When I left home for university, I was excited but apprehensive. Who would I meet? Who could I trust? Who would I feel safe with?
For the first few months at Aberystwyth I went along with what I thought was expected of students, but often felt a great ache. Was this all I could expect out of life? Wasn’t there something more? I was dissatisfied.
I used to look at the stars sparkling in the night sky and wonder at the vastness of creation. I believed God had created it all, and felt I had a spiritual dimension to my life. After all, I had attended a Welsh Sunday school, joined a Presbyterian church when I was fifteen, and had occasionally read the Bible. I felt I was an honest person and had a moral edge over many of my friends.
Special quality of life
One evening, in the University Hall, I and a friend got into a discussion with some people from the Christian Union. They invited us to a talk the following Saturday. My overwhelming impression of that first meeting was of the love and genuine interest everyone showed us. I felt safe in their company.
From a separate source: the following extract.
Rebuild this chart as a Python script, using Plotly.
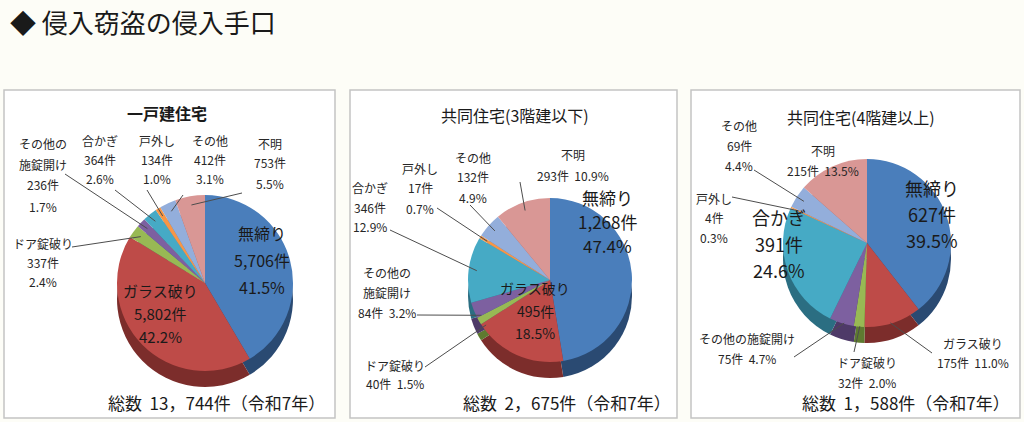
from math import sin, cos, radians

import plotly.graph_objects as go

W, H = 1024, 422

# data
methods = ["無締り", "ガラス破り", "ドア錠破り", "その他の施錠開け", "合かぎ", "戸外し", "その他", "不明"]
titles = ["<b>一戸建住宅</b>", "共同住宅(3階建以下)", "共同住宅(4階建以上)"]
counts_house = [5706, 5802, 337, 236, 364, 134, 412, 753]
counts_low = [1268, 495, 40, 84, 346, 17, 132, 293]
counts_high = [627, 175, 32, 75, 391, 4, 69, 215]
pct_house = ["41.5%", "42.2%", "2.4%", "1.7%", "2.6%", "1.0%", "3.1%", "5.5%"]
pct_low = ["47.4%", "18.5%", "1.5%", "3.2%", "12.9%", "0.7%", "4.9%", "10.9%"]
pct_high = ["39.5%", "11.0%", "2.0%", "4.7%", "24.6%", "0.3%", "4.4%", "13.5%"]
totals = [13744, 2675, 1588]
year = "令和7年"

top_colors = ["#4A7EBB", "#BE4B48", "#98B954", "#7D60A0", "#46AAC5", "#F79646", "#93AEDB", "#D99795"]
side_colors = ["#2A4A72", "#7C2D2B", "#5E7A30", "#4E3A68", "#2B6E82", "#B0662A", "#5F7DAA", "#A26361"]

FONT = "Noto Sans CJK JP"
BG = "#fdfdf7"

# layout per panel, in page pixels.
# labels: slice -> (x, first line y, line pitch, font size, style, wrap name, leader start)
panels = [
    dict(box=(4, 90, 335, 418), title=(167, 113), cx=205, cy=283, r=88, depth=16, total=(216, 402),
         labels={0: (262, 233, 27, 16, "stack", False, None),
                 1: (160, 290, 23, 15, "stack", False, None),
                 2: (43, 243, 19, 12, "stack", False, (72, 247)),
                 3: (43, 143, 21, 12, "stack", True, (65, 174)),
                 4: (100, 140, 19, 12, "stack", False, (115, 190)),
                 5: (157, 140, 19, 12, "stack", False, (147, 190)),
                 6: (210, 140, 19, 12, "stack", False, (183, 195)),
                 7: (270, 143, 20, 12, "stack", False, (242, 193))}),
    dict(box=(350, 90, 677, 418), title=(515, 115), cx=550, cy=280, r=82, depth=16, total=(567, 402),
         labels={0: (607, 197, 24, 17, "stack", False, None),
                 1: (535, 288, 22.5, 14, "stack", False, None),
                 2: (395, 365, 18, 12, "pair", False, (425, 367)),
                 3: (387, 272, 20, 12, "pair", True, (417, 315)),
                 4: (370, 187, 20, 12, "stack", False, (390, 230)),
                 5: (420, 168, 20, 12, "stack", False, (437, 208)),
                 6: (473, 157, 20, 12, "stack", False, (470, 205)),
                 7: (573, 155, 20, 12, "pair", False, (520, 182))}),
    dict(box=(691, 90, 1020, 418), title=(861, 117), cx=867, cy=243, r=84, depth=16, total=(906, 402),
         labels={0: (932, 188, 26, 18, "stack", False, None),
                 4: (779, 217, 26.5, 18, "stack", False, None),
                 7: (823, 150, 20, 12, "pair", False, None),
                 6: (739, 125, 20, 12, "stack", False, (754, 170)),
                 5: (714, 198, 19.5, 12, "stack", False, (732, 197)),
                 3: (747, 338, 20, 12, "pair", False, (794, 357)),
                 2: (867, 362, 20, 12, "pair", False, (854, 352)),
                 1: (973, 343, 19, 12, "pair", False, (932, 353))}),
]

counts_all = [counts_house, counts_low, counts_high]
pcts_all = [pct_house, pct_low, pct_high]


def px(x):
    return x / W


def py(y):
    return 1 - y / H


def text_at(x, y, txt, size, color="#1a1a1a"):
    return dict(x=px(x), y=py(y), xref="paper", yref="paper", xanchor="center", yanchor="middle",
                text=txt, showarrow=False, font=dict(family=FONT, size=size, color=color))


fig = go.Figure()
shapes = []
annotations = [dict(x=px(8), y=py(22), xref="paper", yref="paper", xanchor="left", yanchor="middle",
                    text="◆ 侵入窃盗の侵入手口", showarrow=False,
                    font=dict(family=FONT, size=26, color="#1a1a1a"))]

for p, title, counts, pcts, total in zip(panels, titles, counts_all, pcts_all, totals):
    x0, y0, x1, y1 = p["box"]
    shapes.append(dict(type="rect", xref="paper", yref="paper", x0=px(x0), x1=px(x1), y0=py(y1), y1=py(y0),
                       line=dict(color="#c4c4c4", width=1.5), fillcolor="white", layer="below"))
    cx, cy, r, d = p["cx"], p["cy"], p["r"], p["depth"]

    # darker copy underneath gives the pie some depth
    fig.add_trace(go.Pie(labels=methods, values=counts, sort=False, direction="clockwise", rotation=0,
                         marker=dict(colors=side_colors), textinfo="none", hoverinfo="skip",
                         domain=dict(x=[px(cx - r), px(cx + r)], y=[py(cy + r + d), py(cy - r + d)])))
    fig.add_trace(go.Pie(labels=methods, values=counts, customdata=pcts, sort=False,
                         direction="clockwise", rotation=0, marker=dict(colors=top_colors),
                         textinfo="none", hovertemplate="%{label}<br>%{value:,}件<br>%{customdata}<extra></extra>",
                         domain=dict(x=[px(cx - r), px(cx + r)], y=[py(cy + r), py(cy - r)])))

    annotations.append(text_at(*p["title"], title, 16))
    total_txt = f"総数\u00a0\u00a0{total:,}件（{year}）".replace(",", "，")
    annotations.append(text_at(*p["total"], total_txt, 17))

    whole = sum(counts)
    for i, (lx, ly, pitch, size, style, wrap, lead) in p["labels"].items():
        name = methods[i]
        if wrap:
            k = name.index("施")
            name_lines = [name[:k], name[k:]]
        else:
            name_lines = [name]
        if style == "stack":
            lines = name_lines + [f"{counts[i]:,}件", pcts[i]]
        else:
            lines = name_lines + [f"{counts[i]:,}件  {pcts[i]}"]
        color = "#1a1a1a" if size > 12 else "#262626"
        for j, line in enumerate(lines):
            annotations.append(text_at(lx, ly + j * pitch, line, size, color))
        if lead:
            mid = radians((sum(counts[:i]) + counts[i] / 2) / whole * 360)
            tx = cx + 0.9 * r * sin(mid)
            ty = cy - 0.9 * r * cos(mid)
            if cos(mid) < 0:
                ty += d * 0.5
            shapes.append(dict(type="line", xref="paper", yref="paper", x0=px(lead[0]), y0=py(lead[1]),
                               x1=px(tx), y1=py(ty), line=dict(color="#4d4d4d", width=1)))

fig.update_layout(width=W, height=H, autosize=False, margin=dict(l=0, r=0, t=0, b=0),
                  paper_bgcolor=BG, plot_bgcolor=BG, showlegend=False,
                  shapes=shapes, annotations=annotations, font=dict(family=FONT))

# drop the browser's default body margin so the figure fills the window
fig.write_html("out.html", config={"displayModeBar": False},
               post_script=f"document.body.style.margin='0';document.body.style.background='{BG}';")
After that I never missed the talks on Christian issues and the Bible. These students became my friends, but I knew they had a special quality of life that I did not. I wanted to know it too.
As the months went by I learnt of the immense love God has for people. I began to see that God is holy and that the reason I didn’t know him was because I was a sinner. But I also saw what God had done about it by sending his son Jesus from heaven to rescue sinners like myself.
This turned my life upside down. I began to see that what I thought pleased God (my religion, respectability and moral efforts) was neither enough nor the right way to know him. Instead I needed to look outside of myself and trust Jesus Christ alone.
I cannot give an exact time when I became a Christian, but I know that during that first year God found me and helped me call on him for forgiveness. In Jesus I found the great peace I was looking for.
After university I entered a career in education. Over the years I have found great encouragement in being a Christian. Sometimes I am amazed at how slow I am to learn God’s ways but I am even more amazed at his patience with me.
I am forever grateful to Jesus my Saviour, the ‘rock which is higher than I’, on whom I lean in every eventuality of life.